コンスタントトルク(定トルク)ヒンジは、動作に対して継続的に抵抗を発生させる摩擦システムを用いているため、軽量プラスチック製のテーブルやトレイの動作に重量感を持たせることができ、乗客に安心感と品質を提供することができます。コンスタントトルクヒンジは、テーブルやトレイのすべての可動域にわたって、抵抗を発生させるので、ユーザーは、簡単にトレイ位置を調整し、好きな位置に保持することができます。

こうした位置決め技術の利点として、個々の用途に応じて抵抗力を人間工学的に最適な設計に合わせ、柔軟に調整可能であることが挙げられます。例えば、サウスコの CTヒンジ シリーズなどのトルクヒンジを座席まわりの設備に採用することで、テーブルやトレイの作動制御に加え、異音(キーキー音)、軋みやガタつきのないスムーズな動きが可能になり、乗客の快適性向上に寄与します。

内装パネルおよびドア

コンスタントトルクヒンジを頭上アクセスパネルや内装ドアに導入することで、整備作業時や搭乗業務時にパネルやドアを所定の開いた位置で停止させることができます。このような機能性の向上は、ドアやパネルの落下を防ぎ、また両手が自由に使えるため効率的な作業を可能にします。

例えば、非対称トルクのヒンジは重力を中和する作用により、エンドユーザーは抵抗力の違いを感じることなく、パネルやドアを開方向にも閉方向にも自由に動かすことができます。サウスコのヒンジは可動域が360°で、つっかい棒やロープなどの補助機構を用いずに開いたパネルをあらゆる位置で停止させることができます。このような機能は、化粧室のキャビネットから頭上整備用パネルまで、さまざまな内装設備でドアやパネルの落下を原因とする作業中のケガといった潜在リスクを低減します。

機内エンターテイメント(IFE)システム

航空機の機内エンターテイメント(IFE)には最新のマウント機構が導入されており、座席アームレストや座席背面へのディスプレイの格納・取出しや位置調整を可能にしています。このようなマウントに用いられるコンスタントトルクヒンジは、乗客のタブレットやスマートフォンの調整や位置決めを容易にし、指先でのタッチ操作やフライト中の振動によるドリフト(ふらつき)を防ぎます。

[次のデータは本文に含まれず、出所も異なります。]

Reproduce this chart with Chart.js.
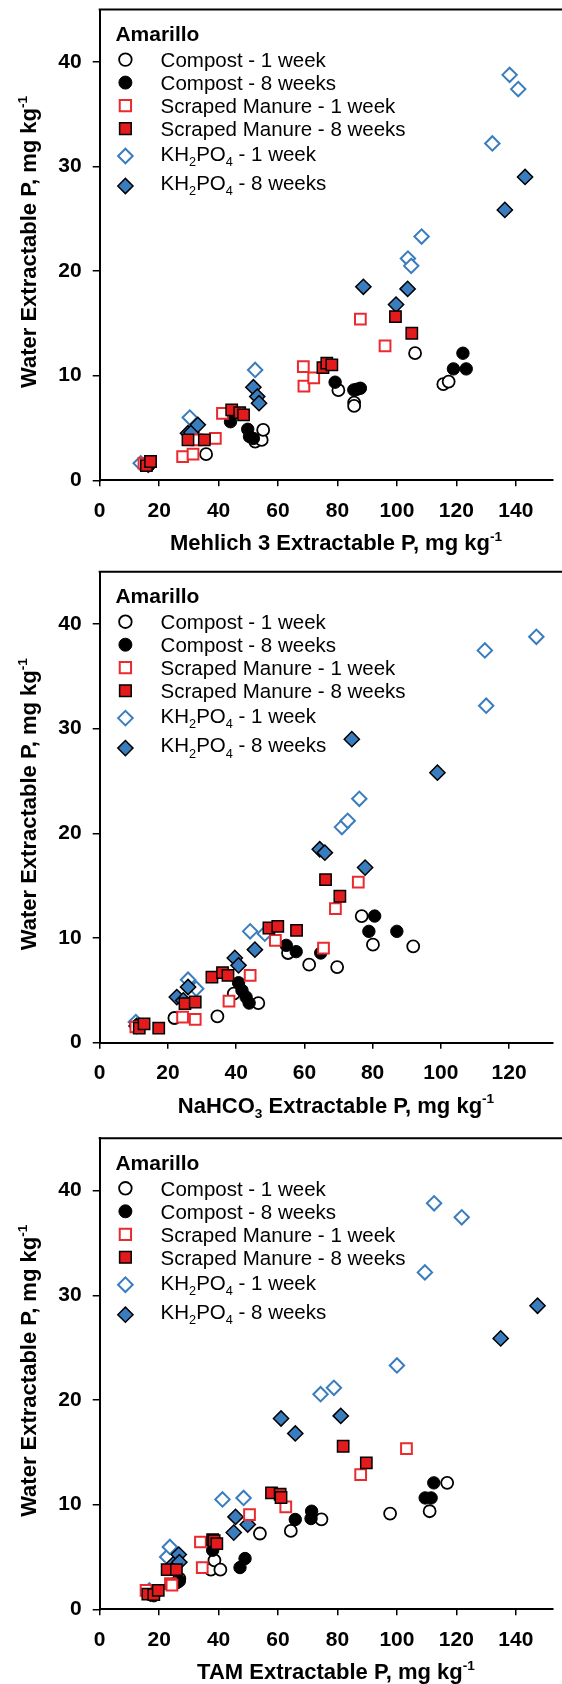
<!DOCTYPE html>
<html>
<head>
<meta charset="utf-8">
<script src="https://cdn.jsdelivr.net/npm/chart.js@4"></script>
<style>
  body { margin: 0; background: #fff; }
  canvas { display: block; }
</style>
</head>
<body>
<canvas id="chartM3" width="562" height="562"></canvas>
<canvas id="chartNa" width="562" height="566"></canvas>
<canvas id="chartTam" width="562" height="556"></canvas>
<script>
// ---- data: [extractable P, water extractable P] in mg/kg ----
// Mehlich 3
var m3Compost1 = [[16,1.5],[35.8,2.5],[52.3,3.7],[54.5,3.86],[55.0,4.82],[80.3,8.62],[85.6,7.43],[85.6,7.11],[106.1,12.15],[115.6,9.19],[117.4,9.44]];
var m3Compost8 = [[16.5,1.4],[44.0,5.6],[49.8,4.88],[50.4,4.18],[51.7,4.0],[79.2,9.38],[85.5,8.64],[86.5,8.7],[87.7,8.8],[119.0,10.65],[122.2,12.15],[123.3,10.65]];
var m3Manure1 = [[14.9,1.63],[17.1,1.8],[27.9,2.27],[31.4,2.5],[32.5,3.86],[38.9,4.0],[41.3,6.4],[68.5,10.87],[68.7,9.0],[72.0,9.8],[87.7,15.4],[96.0,12.85]];
var m3Manure8 = [[15.7,1.4],[17.1,1.8],[29.7,3.86],[35.2,3.86],[44.4,6.73],[47.1,6.47],[48.4,6.25],[75.1,10.78],[76.4,11.2],[78.1,11.03],[99.5,15.65],[105.0,14.06]];
var m3Kh1 = [[13.8,1.63],[16.0,1.63],[30.3,6.0],[52.3,10.55],[103.7,21.2],[104.8,20.5],[108.3,23.3],[132.1,32.2],[137.9,38.76],[140.8,37.4]];
var m3Kh8 = [[16.3,1.5],[29.7,4.5],[30.8,4.56],[33.0,5.3],[51.7,8.9],[53.0,8.0],[53.6,7.37],[88.7,18.5],[99.7,16.8],[103.6,18.3],[136.3,25.85],[143.1,29.0]];

// NaHCO3
var naCompost1 = [[11,1.6],[21.9,2.36],[34.5,2.51],[39.3,4.68],[46.5,3.79],[55.2,8.57],[61.4,7.45],[69.6,7.23],[76.8,12.1],[80.1,9.37],[91.9,9.21]];
var naCompost8 = [[10.8,1.45],[40.7,5.73],[41.7,5.0],[42.9,4.36],[43.8,3.79],[54.7,9.3],[57.6,8.7],[64.8,8.57],[78.9,10.64],[80.6,12.1],[87.1,10.64]];
var naManure1 = [[10.6,1.5],[24.3,2.45],[28.0,2.23],[37.9,3.98],[44.1,6.43],[51.5,9.78],[65.6,9.04],[69.1,12.8],[75.8,15.35]];
var naManure8 = [[11.6,1.4],[13.0,1.8],[17.3,1.4],[25.0,3.73],[28.0,3.89],[32.9,6.27],[36.0,6.69],[37.6,6.43],[49.6,10.96],[52.2,11.12],[57.7,10.74],[66.2,15.58],[70.4,13.99]];
var naKh1 = [[10.6,1.97],[25.9,6.02],[28.3,5.16],[44.1,10.64],[48.4,10.42],[71.0,20.6],[72.7,21.2],[76.1,23.3],[112.9,37.48],[113.3,32.2],[128.0,38.78]];
var naKh8 = [[10.8,1.6],[22.6,4.36],[24.5,4.04],[25.9,5.32],[39.6,8.1],[40.7,7.39],[45.5,8.89],[64.5,18.48],[66.0,18.16],[73.9,29.0],[77.8,16.73],[99.0,25.8]];

// TAM
var tamCompost1 = [[17,1.5],[25.8,2.55],[26.8,2.93],[37.4,3.79],[38.6,4.68],[40.6,3.79],[53.9,7.24],[64.3,7.49],[74.6,8.6],[97.7,9.15],[111.0,9.37],[116.9,12.08]];
var tamCompost8 = [[18.2,1.3],[26.8,2.7],[38.0,5.64],[47.2,3.99],[48.9,4.85],[65.8,8.58],[71.1,8.67],[71.3,9.37],[109.5,10.64],[111.5,10.64],[112.4,12.08]];
var tamManure1 = [[15.6,1.8],[23.8,2.45],[24.3,2.3],[33.9,6.43],[34.5,3.98],[50.4,9.05],[62.6,9.78],[87.8,12.87],[103.2,15.36]];
var tamManure8 = [[16.2,1.45],[18.2,1.4],[19.7,1.8],[22.7,3.79],[25.8,3.79],[38.0,6.66],[38.5,6.55],[39.4,6.28],[57.8,11.12],[60.7,10.99],[61.0,10.68],[81.9,15.58],[89.7,13.99]];
var tamKh1 = [[16.7,1.8],[22.7,5.0],[23.6,5.96],[41.3,10.5],[48.4,10.64],[74.3,20.55],[78.8,21.16],[100.0,23.3],[109.4,32.19],[112.5,38.79],[121.8,37.45]];
var tamKh8 = [[17,1.5],[25.0,4.37],[26.6,5.23],[26.8,4.5],[45.1,7.33],[45.7,8.83],[49.8,8.1],[61.0,18.23],[65.8,16.8],[81.1,18.48],[134.9,25.88],[147.3,29.0]];

var xTicksWide = [0, 20, 40, 60, 80, 100, 120, 140];
var xTicksNa = [0, 20, 40, 60, 80, 100, 120];
var yTicks = [0, 10, 20, 30, 40];

var siteName = 'Amarillo';
// legend text, parts: [text, 'sub'|'sup'|undefined]
var seriesNames = [
  [['Compost - 1 week']],
  [['Compost - 8 weeks']],
  [['Scraped Manure - 1 week']],
  [['Scraped Manure - 8 weeks']],
  [['KH'], ['2', 'sub'], ['PO'], ['4', 'sub'], [' - 1 week']],
  [['KH'], ['2', 'sub'], ['PO'], ['4', 'sub'], [' - 8 weeks']]
];
var yTitle = [['Water Extractable P, mg kg'], ['-1', 'sup']];

var FONT = '"Liberation Sans", Arial, Helvetica, sans-serif';
var BLUE = '#3a7dbf';
var RED = '#e41b1c';
var RED_LINE = '#ea2a2e';

// marker styles in legend order
var styles = [
  { pointStyle: 'circle', r: 6, bg: '#fff', border: '#000', bw: 1.8, order: 3 },
  { pointStyle: 'circle', r: 6.2, bg: '#000', border: '#000', bw: 1, order: 2 },
  { pointStyle: 'rect', r: 7.6, bg: '#fff', border: RED_LINE, bw: 2, order: 1 },
  { pointStyle: 'rect', r: 8, bg: RED, border: '#000', bw: 1.5, order: 0 },
  { pointStyle: 'rectRot', r: 7.2, bg: '#fff', border: BLUE, bw: 2, order: 5 },
  { pointStyle: 'rectRot', r: 7.6, bg: BLUE, border: '#000', bw: 1.5, order: 4 }
];

function richWidth(ctx, parts, size, weight) {
  var w = 0;
  parts.forEach(function(p) {
    var s = p[1] ? size * 0.62 : size;
    ctx.font = weight + ' ' + s + 'px ' + FONT;
    w += ctx.measureText(p[0]).width;
  });
  return w;
}

// draws text with sub/superscripts, y is the baseline
function drawRich(ctx, parts, x, y, size, weight, align) {
  var w = richWidth(ctx, parts, size, weight);
  var cx = align === 'center' ? x - w / 2 : x;
  ctx.textAlign = 'left';
  ctx.textBaseline = 'alphabetic';
  ctx.fillStyle = '#000';
  parts.forEach(function(p) {
    var s = p[1] ? size * 0.62 : size;
    var dy = p[1] === 'sub' ? size * 0.25 : (p[1] === 'sup' ? -size * 0.42 : 0);
    ctx.font = weight + ' ' + s + 'px ' + FONT;
    ctx.fillText(p[0], cx, y + dy);
    cx += ctx.measureText(p[0]).width;
  });
}

var decorPlugin = {
  id: 'decor',
  afterDraw: function(chart, args, opts) {
    var ctx = chart.ctx;
    var a = chart.chartArea;
    ctx.save();

    // top frame line (the box runs off the right edge)
    ctx.strokeStyle = '#000';
    ctx.lineWidth = 2;
    ctx.beginPath();
    ctx.moveTo(a.left - 1, a.top);
    ctx.lineTo(chart.width, a.top);
    ctx.stroke();

    // legend
    ctx.font = 'bold 21px ' + FONT;
    ctx.fillStyle = '#000';
    ctx.textAlign = 'left';
    ctx.textBaseline = 'alphabetic';
    ctx.fillText(siteName, 115.4, a.top + 24 + 7.5);

    var textRows = [50, 73, 96, 119, 144, 173.4];
    var markRows = [50, 73, 96, 119, 146.4, 176.4];
    var legendR = [6.3, 6.5, 8, 8.2, 7.3, 7.6];
    seriesNames.forEach(function(parts, i) {
      var st = styles[i];
      ctx.fillStyle = st.bg;
      ctx.strokeStyle = st.border;
      ctx.lineWidth = st.bw;
      Chart.helpers.drawPoint(ctx, { pointStyle: st.pointStyle, radius: legendR[i], rotation: 0, borderWidth: st.bw }, 125.4, a.top + markRows[i]);
      drawRich(ctx, parts, 160.6, a.top + textRows[i] + 7.3, 20.5, 'normal', 'left');
    });

    // x axis title
    drawRich(ctx, opts.xTitle, 336, a.bottom + 62 + 7.8, 22, 'bold', 'center');

    // y axis title
    ctx.save();
    ctx.translate(28, (a.top + a.bottom) / 2 - 3);
    ctx.rotate(-Math.PI / 2);
    drawRich(ctx, yTitle, 0, 7.8, 22, 'bold', 'center');
    ctx.restore();

    ctx.restore();
  }
};

function toPoints(arr) {
  return arr.map(function(p) { return { x: p[0], y: p[1] }; });
}

function makeChart(id, series, xMax, xTicks, xTitle, topPad) {
  var canvas = document.getElementById(id);
  var plotH = 471;
  var xAxisH = canvas.height - topPad - plotH;
  var datasets = series.map(function(d, i) {
    var st = styles[i];
    return {
      label: seriesNames[i].map(function(p) { return p[0]; }).join(''),
      data: toPoints(d),
      pointStyle: st.pointStyle,
      pointRadius: st.r,
      pointBackgroundColor: st.bg,
      pointBorderColor: st.border,
      pointBorderWidth: st.bw,
      showLine: false,
      order: st.order
    };
  });
  return new Chart(canvas.getContext('2d'), {
    type: 'scatter',
    data: { datasets: datasets },
    plugins: [decorPlugin],
    options: {
      responsive: false,
      animation: false,
      events: [],
      layout: { padding: { top: topPad, left: 0, right: 0, bottom: 0 } },
      plugins: {
        legend: { display: false },
        tooltip: { enabled: false },
        decor: { xTitle: xTitle }
      },
      scales: {
        x: {
          type: 'linear',
          min: 0,
          max: xMax,
          afterBuildTicks: function(s) { s.ticks = xTicks.map(function(v) { return { value: v }; }); },
          afterFit: function(s) { s.height = xAxisH; s.paddingLeft = 0; s.paddingRight = 0; },
          grid: { drawOnChartArea: false, drawTicks: true, tickLength: 6, color: '#000', lineWidth: 1.5 },
          border: { display: true, color: '#000', width: 2 },
          ticks: { color: '#000', font: { family: FONT, size: 21, weight: 'bold' }, padding: 12, maxRotation: 0, autoSkip: false }
        },
        y: {
          type: 'linear',
          min: 0,
          max: 45,
          afterBuildTicks: function(s) { s.ticks = yTicks.map(function(v) { return { value: v }; }); },
          afterFit: function(s) { s.width = 99.7; s.paddingTop = 0; s.paddingBottom = 0; },
          grid: { drawOnChartArea: false, drawTicks: true, tickLength: 7, color: '#000', lineWidth: 1.5 },
          border: { display: true, color: '#000', width: 2 },
          ticks: { color: '#000', font: { family: FONT, size: 21, weight: 'bold' }, padding: 11 }
        }
      }
    }
  });
}

makeChart('chartM3', [m3Compost1, m3Compost8, m3Manure1, m3Manure8, m3Kh1, m3Kh8], 152.3, xTicksWide,
  [['Mehlich 3 Extractable P, mg kg'], ['-1', 'sup']], 9.3);
makeChart('chartNa', [naCompost1, naCompost8, naManure1, naManure8, naKh1, naKh8], 132.7, xTicksNa,
  [['NaHCO'], ['3', 'sub'], [' Extractable P, mg kg'], ['-1', 'sup']], 9.7);
makeChart('chartTam', [tamCompost1, tamCompost8, tamManure1, tamManure8, tamKh1, tamKh8], 152.3, xTicksWide,
  [['TAM Extractable P, mg kg'], ['-1', 'sup']], 10.3);
</script>
</body>
</html>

サウスコのディスプレイマウント - 乗客の座高や座席位置に合わせ、再調整の必要なく簡単に位置決め可能

 

サウスコの STシリーズ ヒンジなどのトルクヒンジは、個人の電子機器の利用が可能な新しいIFEシステムにも採用されています。最近のアメリカ連邦航空局(FAA)による離着陸時の小型電子機器の使用解禁や、搭乗中の機内ネットワーク接続環境の整備により、各航空会社は機内でのタブレット使用をさらに人間工学的に快適にするデザインを検討しています。小型で軽量かつ少ない力での操作を可能にする STシリーズ ヒンジは、高頻度の使用サイクルでも一定のトルクを維持し、またスペースや重量に制約がある座席設計に容易に組み込むことができます。

まとめ

軽量化が最重要課題である新しい航空機の設計においては、機能性と燃費の向上を実現するため内装設備にも軽量材料を導入する必要に迫られています。航空機の内装設備を設計する際には、乗客、乗員と整備作業員にとって使いやすい高品質かつ軽量な機構の導入が求められています。軽量材料を用いて設計された位置決めソリューションを導入することで、航空機内装設備の人間工学的な機能性を高め、エンドユーザーが望む快適で質の高い経験を提供することができます。